§ **Exercise task**: Look at the data below and print exactly the lines from its first line through the line with "import matplotlib.pyplot as plt"; the pictures stay out of the copy.

════════

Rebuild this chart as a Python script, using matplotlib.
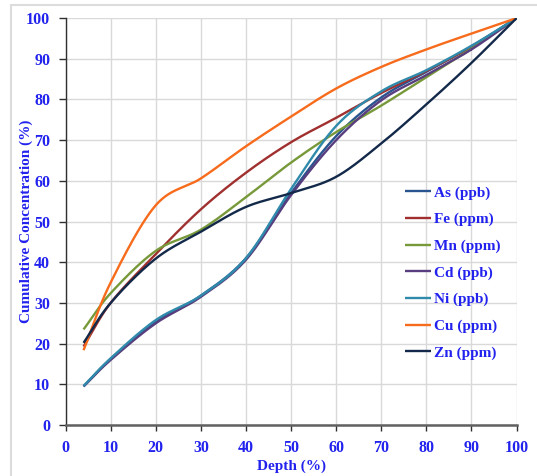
import numpy as np
import matplotlib
matplotlib.use('Agg')
import matplotlib.pyplot as plt

## Data (cumulative %, vs depth %)
depth = [4, 10, 20, 30, 40, 50, 60, 70, 80, 90, 100]
As_ppb = [9.5, 16.2, 25.3, 31.8, 41.0, 57.0, 71.0, 80.5, 86.8, 93.0, 100]
Fe_ppm = [19.3, 30.0, 42.0, 53.0, 62.0, 69.5, 75.5, 81.6, 87.0, 93.0, 100]
Mn_ppm = [23.5, 32.4, 42.8, 48.0, 56.0, 64.5, 72.0, 78.5, 85.5, 92.5, 100]
Cd_ppb = [9.5, 16.0, 25.0, 31.5, 40.6, 56.5, 70.0, 79.8, 86.0, 92.3, 100]
Ni_ppb = [9.6, 16.4, 25.8, 31.8, 41.0, 58.0, 73.5, 82.0, 87.2, 93.2, 100]
Cu_ppm = [18.4, 35.0, 54.0, 60.6, 68.5, 75.8, 82.7, 88.0, 92.3, 96.2, 100]
Zn_ppm = [20.2, 30.0, 40.9, 47.5, 53.6, 57.0, 61.0, 69.2, 78.8, 89.0, 100]

labels = ['As (ppb)', 'Fe (ppm)', 'Mn (ppm)', 'Cd (ppb)', 'Ni (ppb)', 'Cu (ppm)', 'Zn (ppm)']
series = [As_ppb, Fe_ppm, Mn_ppm, Cd_ppb, Ni_ppb, Cu_ppm, Zn_ppm]
colors = ['#2a5490', '#a0302f', '#77993a', '#583e7e', '#2f8aab', '#f76b1c', '#13294a']

txt_blue = '#2222ee'
font = 'Liberation Serif'


def smooth(x, y, n=30):
    # Excel-style smoothed line: Catmull-Rom segments through the points
    x = np.asarray(x, float)
    y = np.asarray(y, float)
    px = np.concatenate([[2*x[0]-x[1]], x, [2*x[-1]-x[-2]]])
    py = np.concatenate([[2*y[0]-y[1]], y, [2*y[-1]-y[-2]]])
    t = np.linspace(0, 1, n)
    xs, ys = [], []
    for i in range(1, len(px)-2):
        for p, out in ((px, xs), (py, ys)):
            p0, p1, p2, p3 = p[i-1], p[i], p[i+1], p[i+2]
            out.append(0.5*((2*p1) + (-p0+p2)*t + (2*p0-5*p1+4*p2-p3)*t**2
                            + (-p0+3*p1-3*p2+p3)*t**3))
    return np.concatenate(xs), np.concatenate(ys)


fig = plt.figure(figsize=(5.37, 4.76), dpi=100)
# light frame around the chart area
fig.patches.append(plt.Rectangle((11/537, -0.1), 1.0, 1.09, transform=fig.transFigure,
                                 fill=False, edgecolor='#dcdcdc', lw=1.5))
ax = fig.add_axes([0.122, 0.107, 0.840, 0.855])

for vals, lab, col in zip(series, labels, colors):
    sx, sy = smooth(depth, vals)
    ax.plot(sx, sy, color=col, lw=1.7, label=lab, solid_capstyle='butt')

ax.set_xlim(0, 100)
ax.set_ylim(0, 100)
ax.set_xticks(np.arange(0, 101, 10))
ax.set_yticks(np.arange(0, 101, 10))
ax.grid(True, color='#d9d9d9', lw=1.0)
ax.set_axisbelow(True)
for s in ['top', 'right']:
    ax.spines[s].set_visible(False)
ax.spines['left'].set_color('#303030')
ax.spines['left'].set_linewidth(1.0)
ax.spines['bottom'].set_color('#606060')
ax.spines['bottom'].set_linewidth(1.8)
ax.tick_params(axis='x', direction='out', length=4, color='#303030', width=1.0, pad=7)
ax.tick_params(axis='y', direction='out', length=5, color='#303030', width=1.0, pad=6)
for lab in ax.get_xticklabels() + ax.get_yticklabels():
    lab.set_fontfamily(font)
    lab.set_fontweight('bold')
    lab.set_fontsize(11.5)
    lab.set_color(txt_blue)

ax.set_xlabel('Depth (%)', fontfamily=font, fontweight='bold', fontsize=11,
              color=txt_blue)
ax.xaxis.set_label_coords(0.5, -0.084)
ax.set_ylabel('Cumulative Concentration (%)', fontfamily=font, fontweight='bold',
              fontsize=11, color=txt_blue)
ax.yaxis.set_label_coords(-0.073, 0.5)

leg = ax.legend(loc='upper left', bbox_to_anchor=(0.752, 0.588), frameon=False,
                prop={'family': font, 'weight': 'bold', 'size': 11},
                handlelength=1.7, handletextpad=0.2, labelspacing=0.84,
                borderpad=0, borderaxespad=0)
for t in leg.get_texts():
    t.set_color(txt_blue)

fig.savefig('out.png', dpi=100)
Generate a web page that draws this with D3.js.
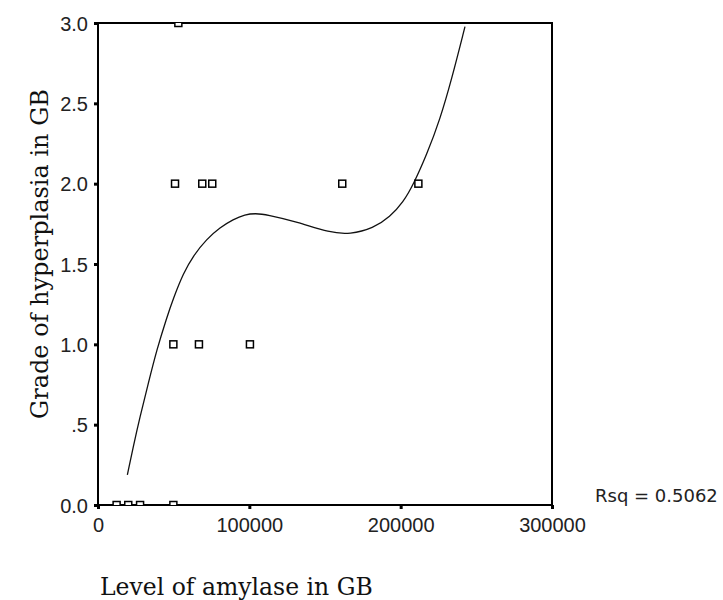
<!DOCTYPE html>
<html>
<head>
<meta charset="utf-8">
<script src="https://cdn.jsdelivr.net/npm/d3@7"></script>
<style>
  body { margin: 0; background: #fff; }
  .tick text { font-family: "Liberation Sans", Arial, sans-serif; font-size: 20px; fill: #222; }
  .tick line { stroke: #000; stroke-width: 3; }
  .axisTitle { font-family: "DejaVu Serif", serif; fill: #111; }
</style>
</head>
<body>
<div id="chart"></div>
<script>
"use strict";

// observed points (amylase level, hyperplasia grade)
const amylase = [12300, 20000, 27800, 49800, 49800, 66700, 100400, 50900, 68900, 75500, 161400, 211700, 53100];
const grade   = [0, 0, 0, 0, 1, 1, 1, 2, 2, 2, 2, 2, 3];

// cubic fit line
const fitX = [19400, 23300, 27750, 33240, 38790, 45400, 49760, 56370, 62980, 71830, 80620, 89410, 97140,
              104000, 111480, 131300, 153300, 166500, 181900, 193000, 201700, 208400, 217200, 226000,
              233700, 242500];
const fitY = [0.187, 0.363, 0.550, 0.757, 0.965, 1.165, 1.285, 1.442, 1.552, 1.655, 1.727, 1.778, 1.808,
              1.815, 1.808, 1.763, 1.694, 1.685, 1.722, 1.794, 1.885, 1.995, 2.180, 2.400,
              2.650, 2.977];

const xTicks = [0, 100000, 200000, 300000];
const yTicks = [0, 0.5, 1, 1.5, 2, 2.5, 3];
const rsqLabel = "Rsq = 0.5062";

let margin = {top: 23, right: 171, bottom: 95, left: 98};
let width = 723 - margin.left - margin.right;
let height = 600 - margin.top - margin.bottom;

let svg = d3.select("#chart")
  .append("svg")
  .attr("width", 723)
  .attr("height", 600)
  .append("g")
  .attr("transform", `translate(${margin.left},${margin.top})`);

let xScale = d3.scaleLinear().domain([0, 300000]).range([0, width]);
let yScale = d3.scaleLinear().domain([0, 3]).range([height, 0]);

// clip so points on the frame are cut in half like the original
svg.append("clipPath").attr("id", "plotClip")
  .append("rect").attr("width", width).attr("height", height);

// Axes
let xAxis = d3.axisBottom(xScale).tickValues(xTicks).tickSize(4).tickPadding(9).tickFormat(d3.format("d"));
let yAxis = d3.axisLeft(yScale).tickValues(yTicks).tickSize(4).tickPadding(6)
  .tickFormat(d => d === 0 ? "0.0" : d < 1 ? ".5" : d3.format(".1f")(d));

let gx = svg.append("g").attr("transform", `translate(0,${height})`).call(xAxis);
let gy = svg.append("g").call(yAxis);
gx.select(".domain").remove();
gy.select(".domain").remove();
gy.selectAll(".tick text").attr("dy", "0.35em");

// Frame
svg.append("rect")
  .attr("width", width)
  .attr("height", height)
  .attr("fill", "none")
  .attr("stroke", "#000")
  .attr("stroke-width", 2);

let plot = svg.append("g").attr("clip-path", "url(#plotClip)");

// Fit line
let fitData = fitX.map((x, i) => ({x: x, y: fitY[i]}));
let line = d3.line().curve(d3.curveBasis).x(d => xScale(d.x)).y(d => yScale(d.y));
plot.append("path")
  .datum(fitData)
  .attr("d", line)
  .attr("fill", "none")
  .attr("stroke", "#111")
  .attr("stroke-width", 1.3);

// Points
let pts = amylase.map((a, i) => ({x: a, y: grade[i]}));
plot.selectAll(".point")
  .data(pts)
  .enter()
  .append("rect")
  .attr("class", "point")
  .attr("x", d => xScale(d.x) - 3.5)
  .attr("y", d => yScale(d.y) - 3.5)
  .attr("width", 7)
  .attr("height", 7)
  .attr("fill", "#fff")
  .attr("stroke", "#000")
  .attr("stroke-width", 1.5);

// Rsq label
svg.append("text")
  .attr("x", width + 43)
  .attr("y", height - 3)
  .style("font-family", "'DejaVu Sans', sans-serif")
  .style("font-size", "18px")
  .style("fill", "#222")
  .text(rsqLabel);

// Axis titles
svg.append("text")
  .attr("class", "axisTitle")
  .attr("x", 2)
  .attr("y", height + 90)
  .style("font-size", "23.5px")
  .text("Level of amylase in GB");

svg.append("text")
  .attr("class", "axisTitle")
  .attr("text-anchor", "middle")
  .attr("transform", `translate(${-50},${231})rotate(-90)`)
  .style("font-size", "24px")
  .text("Grade of hyperplasia in GB");
</script>
</body>
</html>
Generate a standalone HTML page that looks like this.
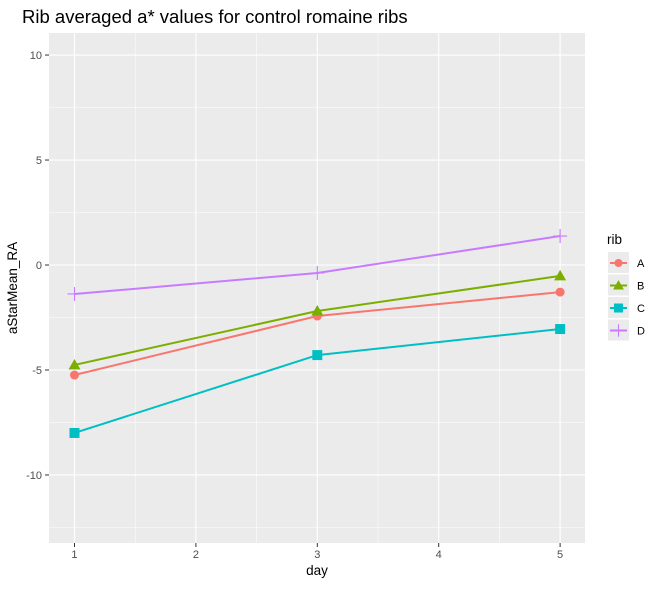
<!DOCTYPE html>
<html><head><meta charset="utf-8"><style>
body{margin:0;background:#fff;font-family:"Liberation Sans",Arial,sans-serif}
</style></head><body>
<svg id="chart" width="661" height="584" xmlns="http://www.w3.org/2000/svg"></svg>
<script>
const days=[1,3,5];
const seriesNames=["A","B","C","D"];
const valuesA=[-5.24,-2.43,-1.29];
const valuesB=[-4.76,-2.19,-0.52];
const valuesC=[-8.0,-4.29,-3.05];
const valuesD=[-1.38,-0.38,1.38];
const yTicks=[-10,-5,0,5,10];
const xTicks=[1,2,3,4,5];

const svg=document.getElementById('chart');
const NS='http://www.w3.org/2000/svg';
const L=49,R=585,T=33,B=543;
const xMin=0.79,xMax=5.205,yMin=-13.24,yMax=11.05;
function sx(v){return L+(v-xMin)/(xMax-xMin)*(R-L);}
function sy(v){return B-(v-yMin)/(yMax-yMin)*(B-T);}
function mk(tag,attrs,parent){const e=document.createElementNS(NS,tag);for(const k in attrs)e.setAttribute(k,attrs[k]);(parent||svg).appendChild(e);return e;}

let e=mk('rect',{x:L,y:T,width:R-L,height:B-T,fill:'#EBEBEB'});


for(let i=0;i<xTicks.length-1;i++){const v=(xTicks[i]+xTicks[i+1])/2;mk('line',{x1:sx(v),x2:sx(v),y1:T,y2:B,stroke:'#fff','stroke-width':0.55});}
for(let v=-12.5;v<=10;v+=5){mk('line',{x1:L,x2:R,y1:sy(v),y2:sy(v),stroke:'#fff','stroke-width':0.55});}
yTicks.forEach(v=>{
  mk('line',{x1:L,x2:R,y1:sy(v),y2:sy(v),stroke:'#fff','stroke-width':1.1});
  mk('line',{x1:L-4,x2:L,y1:sy(v),y2:sy(v),stroke:'#333','stroke-width':1});
  const t=mk('text',{x:L-7,y:sy(v)+4,'text-anchor':'end','font-size':11,fill:'#4D4D4D'});t.textContent=v;
  
  
});
xTicks.forEach(v=>{
  mk('line',{x1:sx(v),x2:sx(v),y1:T,y2:B,stroke:'#fff','stroke-width':1.1});
  mk('line',{x1:sx(v),x2:sx(v),y1:B,y2:B+4,stroke:'#333','stroke-width':1});
  const t=mk('text',{x:sx(v),y:B+15,'text-anchor':'middle','font-size':11,fill:'#4D4D4D'});t.textContent=v;
  
  
});
const colors=['#F8766D','#7CAE00','#00BFC4','#C77CFF'];
const allVals=[valuesA,valuesB,valuesC,valuesD];
function marker(i,x,y,g,s){
  const c=colors[i];s=s||1;
  if(i===0)return mk('circle',{cx:x,cy:y,r:4.5*s,fill:c},g);
  if(i===1)return mk('polygon',{points:`${x},${y-6*s} ${x+6*s},${y+4.5*s} ${x-6*s},${y+4.5*s}`,fill:c},g);
  if(i===2)return mk('rect',{x:x-5*s,y:y-5*s,width:10*s,height:10*s,fill:c},g);
  return mk('path',{d:`M${x-7*s},${y}H${x+7*s}M${x},${y-7*s}V${y+7*s}`,stroke:c,'stroke-width':1.1,fill:'none'},g);
}
allVals.forEach((vals,i)=>{
  const g=mk('g',{});
  
  
  const pl=mk('polyline',{points:days.map((d,j)=>sx(d)+','+sy(vals[j])).join(' '),fill:'none',stroke:colors[i],'stroke-width':2},g);
  
  
  days.forEach((d,j)=>{const m=marker(i,sx(d),sy(vals[j]),g);
    
    });
});
let t=mk('text',{x:22,y:23,'font-size':18.5,fill:'#000'});t.textContent='Rib averaged a* values for control romaine ribs';


t=mk('text',{x:(L+R)/2,y:575,'text-anchor':'middle','font-size':13.5,fill:'#000'});t.textContent='day';


t=mk('text',{x:17,y:(T+B)/2,'text-anchor':'middle','font-size':13.5,fill:'#000',transform:`rotate(-90 17 ${(T+B)/2})`});t.textContent='aStarMean_RA';


t=mk('text',{x:607,y:244,'font-size':13.5,fill:'#000'});t.textContent='rib';


seriesNames.forEach((n,i)=>{
  const y=263+i*22.5;
  const g=mk('g',{});
  
  
  mk('rect',{x:608,y:y-11,width:21,height:21,fill:'#EBEBEB'},g);
  mk('line',{x1:610,x2:627,y1:y,y2:y,stroke:colors[i],'stroke-width':2},g);
  marker(i,618.5,y,g,0.9);
  const tt=mk('text',{x:637,y:y+4,'font-size':11,fill:'#000'},g);tt.textContent=n;
});
</script>
</body></html>
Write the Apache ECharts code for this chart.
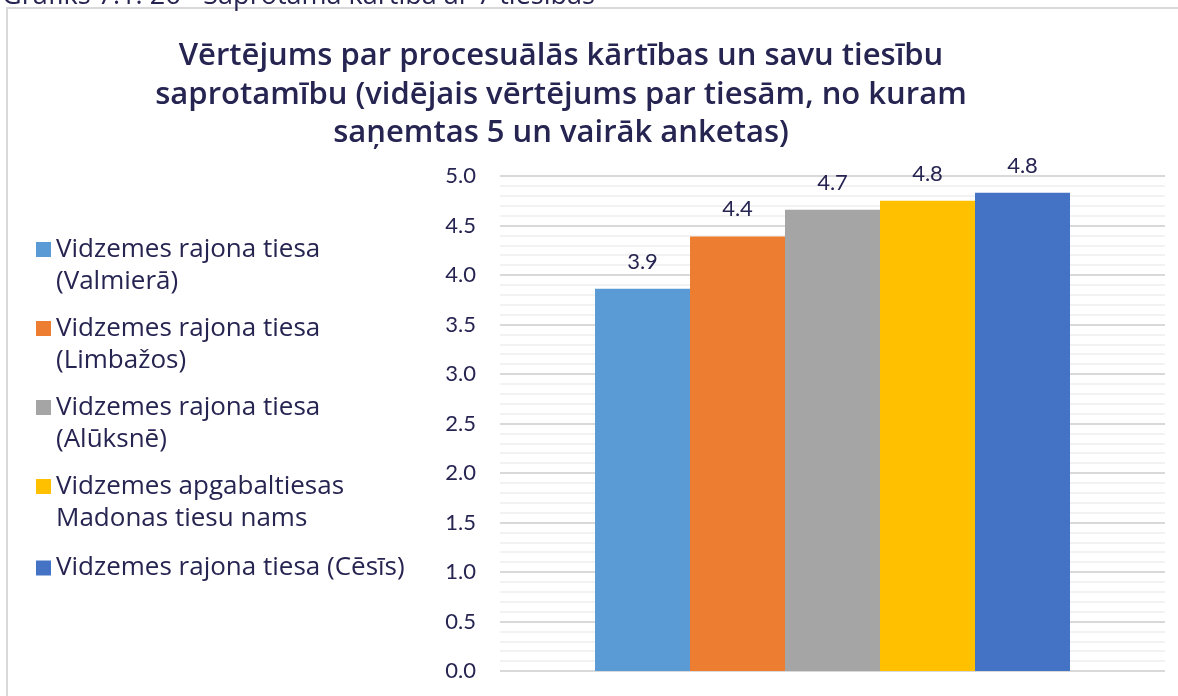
<!DOCTYPE html>
<html>
<head>
<meta charset="utf-8">
<script src="https://cdn.jsdelivr.net/npm/echarts@6/dist/echarts.min.js"></script>
<style>
  html, body { margin: 0; padding: 0; background: #fff; }
  #vis { width: 1178px; height: 696px; }
</style>
</head>
<body>
<div id="vis"></div>
<script>
const courts = [
  'Vidzemes rajona tiesa\n(Valmierā)',
  'Vidzemes rajona tiesa\n(Limbažos)',
  'Vidzemes rajona tiesa\n(Alūksnē)',
  'Vidzemes apgabaltiesas\nMadonas tiesu nams',
  'Vidzemes rajona tiesa (Cēsīs)'
]
const scores = [3.86, 4.39, 4.66, 4.75, 4.83]
const yTicks = [0, 5, 0.5]

const textColor = '#262451'
const font = 'Lato'
const wideFont = 'Open Sans'

const chart = echarts.init(document.getElementById('vis'), null, { renderer: 'canvas' })

// icon for two-line legend items: square sits at the first line
const topIcon = 'path://M0,0h15v15h-15z M0,48'

const legendText = { color: textColor, fontFamily: wideFont, fontSize: 26, lineHeight: 32 }

const options = {
  color: ['#5B9BD5', '#ED7D31', '#A5A5A5', '#FFC000', '#4472C4'],
  animation: false,
  title: {
    text: 'Vērtējums par procesuālās kārtības un savu tiesību\nsaprotamību (vidējais vērtējums par tiesām, no kuram\nsaņemtas 5 un vairāk anketas)',
    left: 561,
    top: 37,
    padding: 0,
    textAlign: 'center',
    textStyle: { color: textColor, fontFamily: wideFont, fontWeight: 600, fontSize: 31, lineHeight: 38.5 }
  },
  graphic: [
    {
      type: 'rect',
      shape: { x: 7, y: 8, width: 1300, height: 800 },
      style: { fill: 'none', stroke: '#d9d9d9', lineWidth: 2 }
    },
    {
      type: 'text',
      x: 2,
      y: -17,
      style: { text: 'Grafiks 7.1. 26 - Saprotama kārtība ar 7 tiesībās', fill: textColor, font: '27px "Open Sans"' }
    }
  ],
  legend: [
    {
      orient: 'vertical',
      left: 36,
      top: 234,
      padding: 0,
      itemWidth: 15,
      itemHeight: 48,
      itemGap: 15,
      selectedMode: false,
      textStyle: legendText,
      data: courts.slice(0, 4).map(name => ({ name, icon: topIcon }))
    },
    {
      orient: 'vertical',
      left: 36,
      top: 552,
      padding: 0,
      itemWidth: 15,
      itemHeight: 15,
      selectedMode: false,
      textStyle: legendText,
      data: [{ name: courts[4], icon: 'rect' }]
    }
  ],
  grid: { left: 500, right: 13, top: 176, bottom: 25 },
  xAxis: {
    type: 'category',
    data: [''],
    axisLine: { show: false },
    axisTick: { show: false },
    axisLabel: { show: false }
  },
  yAxis: {
    type: 'value',
    min: yTicks[0],
    max: yTicks[1],
    interval: yTicks[2],
    axisLine: { show: false },
    axisTick: { show: false },
    axisLabel: {
      margin: 24,
      color: textColor,
      fontFamily: font,
      fontSize: 22,
      formatter: v => v.toFixed(1)
    },
    splitLine: { lineStyle: { color: '#d9d9d9', width: 2 } },
    minorTick: { show: false, splitNumber: 5 },
    minorSplitLine: { show: true, lineStyle: { color: '#f2f2f2', width: 2 } }
  },
  series: courts.map((name, i) => ({
    name,
    type: 'bar',
    barWidth: 95,
    barGap: '0%',
    data: [scores[i]],
    label: {
      show: true,
      position: 'top',
      distance: 16,
      color: textColor,
      fontFamily: font,
      fontSize: 22,
      formatter: p => p.value.toFixed(1)
    }
  }))
}

chart.setOption(options)
window.addEventListener('resize', () => chart.resize())
</script>
</body>
</html>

════════

§ **Exercise result**:
Rebuild this chart as a Python script, using matplotlib.
import numpy as np
import matplotlib
matplotlib.use('Agg')
import matplotlib.pyplot as plt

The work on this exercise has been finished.